In einem Forderungskatalog an soziale Netzwerke hatte der VZBV betont, dass Nutzer jederzeit „Herr ihrer Daten“ bleiben müssten. Dazu gehören nach Ansicht der Verbraucherzentrale voreingestellte Nutzerprofile mit starken Beschränkungen bei der Veröffentlichung und die Aufklärung über Risiken.

„Da ist das TÜV-Siegel nur der erste Schritt“, sagte VZBV-Experte Lüke. Im Vergleich mit dem konkurrierenden Anbieter Facebook sieht er die VZ-Netzwerke allerdings beim Datenschutz vorn. Bei Facebook seien die Informationen zu den Nutzern vergleichsweise offener; Auszüge aus deren Profilen sind im Internet einsehbar.
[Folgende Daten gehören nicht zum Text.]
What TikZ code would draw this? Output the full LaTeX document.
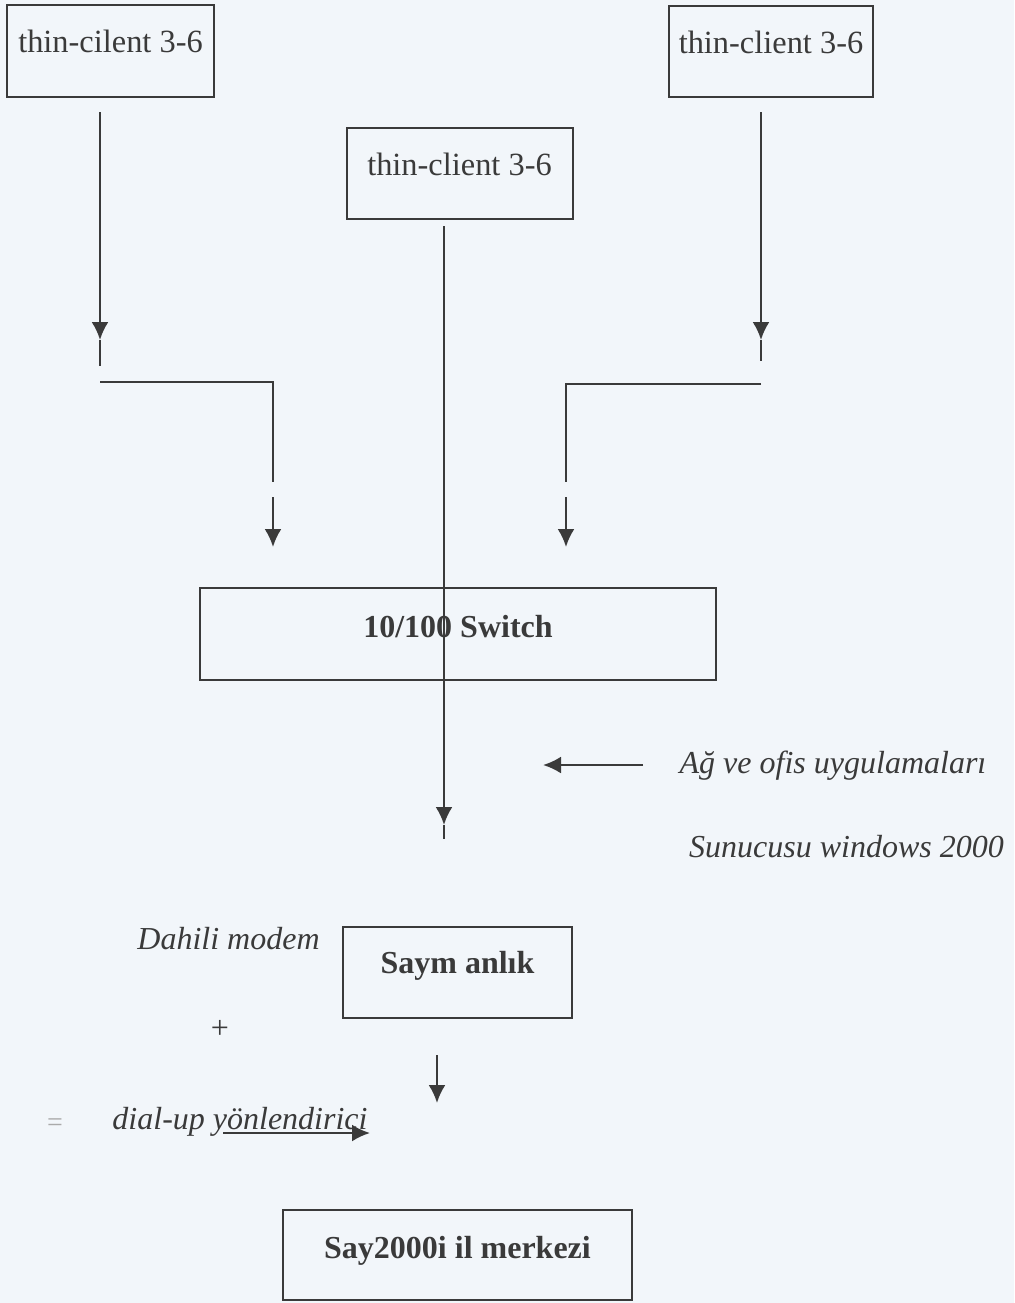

„Wir würden uns wünschen, dass sich nun die Wettbewerber ebenfalls überprüfen lassen würden“, sagte VZ-Sprecher Dirk Hensen zu WELT ONLINE. Mit dem TÜV-Siegel habe sein Unternehmen erst einmal einen Standard gesetzt. Ob nun häufiger als einmal jährlich die Datensicherheit überprüft werden sollte, müsse man erst einmal abwarten.

„Wir sind dazu bereit, uns überprüfen zu lassen“, betonte Hensen. Der TÜV Süd und die VZ-Netzwerke verhandeln nach Angaben des Überwachungsvereins darüber, ob bei künftigen Sofware-Aktualisierungen zusätzliche Prüftermine notwendig wären. „Aufgrund der Vorfälle im Jahr 2009 sehen wir hier eine sehr hohe Sensibilität, was das künftige Vorgehen betrifft“, sagte TÜV-Süd-Sprecher Thomas Oberst.

Überprüfungen vom TÜV bedeuten jedoch keinen Schutz vor Angriffen: Der Bücher-Vertrieb Libri hatte sich als sicherer Shop zertifizieren lassen. Dennoch konnten Fremde Ende 2009 Rechnungen von Libri-Kunden online abrufen.